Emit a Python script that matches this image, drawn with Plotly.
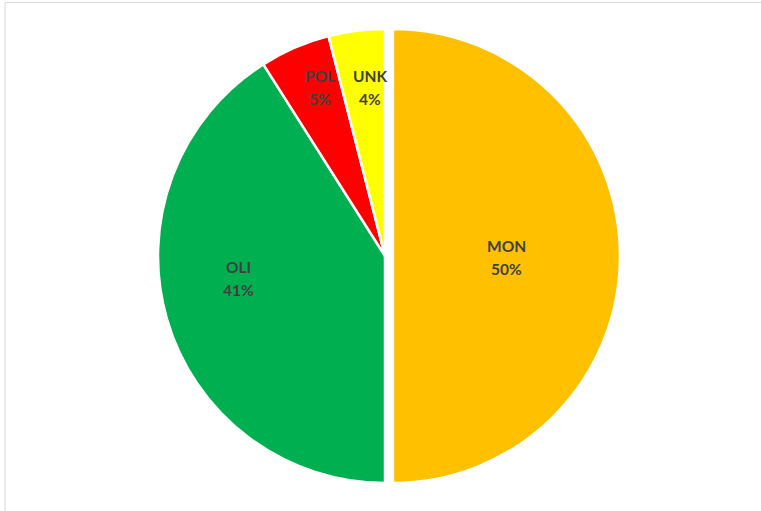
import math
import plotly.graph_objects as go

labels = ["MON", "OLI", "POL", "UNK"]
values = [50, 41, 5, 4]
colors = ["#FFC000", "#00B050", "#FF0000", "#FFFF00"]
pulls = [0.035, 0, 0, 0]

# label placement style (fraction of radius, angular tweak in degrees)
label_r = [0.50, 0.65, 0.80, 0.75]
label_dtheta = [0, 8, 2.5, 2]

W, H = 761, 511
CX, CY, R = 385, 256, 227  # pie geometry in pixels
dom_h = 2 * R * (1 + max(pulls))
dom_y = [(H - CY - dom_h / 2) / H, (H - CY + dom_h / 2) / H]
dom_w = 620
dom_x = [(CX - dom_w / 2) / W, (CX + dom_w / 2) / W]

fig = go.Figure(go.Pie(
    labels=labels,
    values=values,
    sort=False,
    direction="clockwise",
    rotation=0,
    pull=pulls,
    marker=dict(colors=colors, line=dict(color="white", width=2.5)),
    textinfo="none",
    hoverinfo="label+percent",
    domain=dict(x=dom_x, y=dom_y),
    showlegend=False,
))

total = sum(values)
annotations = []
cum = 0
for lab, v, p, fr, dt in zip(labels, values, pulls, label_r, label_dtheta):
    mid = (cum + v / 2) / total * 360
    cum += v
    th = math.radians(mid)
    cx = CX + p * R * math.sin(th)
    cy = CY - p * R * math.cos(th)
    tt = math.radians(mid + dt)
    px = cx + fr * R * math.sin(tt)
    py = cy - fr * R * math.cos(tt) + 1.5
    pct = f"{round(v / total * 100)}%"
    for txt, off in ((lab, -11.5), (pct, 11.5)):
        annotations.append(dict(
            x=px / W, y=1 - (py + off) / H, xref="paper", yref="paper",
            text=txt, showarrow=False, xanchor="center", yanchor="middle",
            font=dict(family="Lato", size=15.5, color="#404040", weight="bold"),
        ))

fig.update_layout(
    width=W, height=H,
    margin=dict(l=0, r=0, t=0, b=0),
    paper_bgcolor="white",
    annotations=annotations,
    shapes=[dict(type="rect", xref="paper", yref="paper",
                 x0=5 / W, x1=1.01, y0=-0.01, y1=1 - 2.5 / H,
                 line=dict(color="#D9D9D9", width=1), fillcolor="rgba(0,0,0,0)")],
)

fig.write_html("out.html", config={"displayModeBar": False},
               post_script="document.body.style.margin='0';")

******************************

--- EXERCISE REQUIREMENTS ---
Copy out all the data without changing anything, and drop the pictures.

--- WRITTEN REPLY ---
Emit a Python script that matches this image, drawn with Plotly.
import math
import plotly.graph_objects as go

labels = ["MON", "OLI", "POL", "UNK"]
values = [50, 41, 5, 4]
colors = ["#FFC000", "#00B050", "#FF0000", "#FFFF00"]
pulls = [0.035, 0, 0, 0]

# label placement style (fraction of radius, angular tweak in degrees)
label_r = [0.50, 0.65, 0.80, 0.75]
label_dtheta = [0, 8, 2.5, 2]

W, H = 761, 511
CX, CY, R = 385, 256, 227  # pie geometry in pixels
dom_h = 2 * R * (1 + max(pulls))
dom_y = [(H - CY - dom_h / 2) / H, (H - CY + dom_h / 2) / H]
dom_w = 620
dom_x = [(CX - dom_w / 2) / W, (CX + dom_w / 2) / W]

fig = go.Figure(go.Pie(
    labels=labels,
    values=values,
    sort=False,
    direction="clockwise",
    rotation=0,
    pull=pulls,
    marker=dict(colors=colors, line=dict(color="white", width=2.5)),
    textinfo="none",
    hoverinfo="label+percent",
    domain=dict(x=dom_x, y=dom_y),
    showlegend=False,
))

total = sum(values)
annotations = []
cum = 0
for lab, v, p, fr, dt in zip(labels, values, pulls, label_r, label_dtheta):
    mid = (cum + v / 2) / total * 360
    cum += v
    th = math.radians(mid)
    cx = CX + p * R * math.sin(th)
    cy = CY - p * R * math.cos(th)
    tt = math.radians(mid + dt)
    px = cx + fr * R * math.sin(tt)
    py = cy - fr * R * math.cos(tt) + 1.5
    pct = f"{round(v / total * 100)}%"
    for txt, off in ((lab, -11.5), (pct, 11.5)):
        annotations.append(dict(
            x=px / W, y=1 - (py + off) / H, xref="paper", yref="paper",
            text=txt, showarrow=False, xanchor="center", yanchor="middle",
            font=dict(family="Lato", size=15.5, color="#404040", weight="bold"),
        ))

fig.update_layout(
    width=W, height=H,
    margin=dict(l=0, r=0, t=0, b=0),
    paper_bgcolor="white",
    annotations=annotations,
    shapes=[dict(type="rect", xref="paper", yref="paper",
                 x0=5 / W, x1=1.01, y0=-0.01, y1=1 - 2.5 / H,
                 line=dict(color="#D9D9D9", width=1), fillcolor="rgba(0,0,0,0)")],
)

fig.write_html("out.html", config={"displayModeBar": False},
               post_script="document.body.style.margin='0';")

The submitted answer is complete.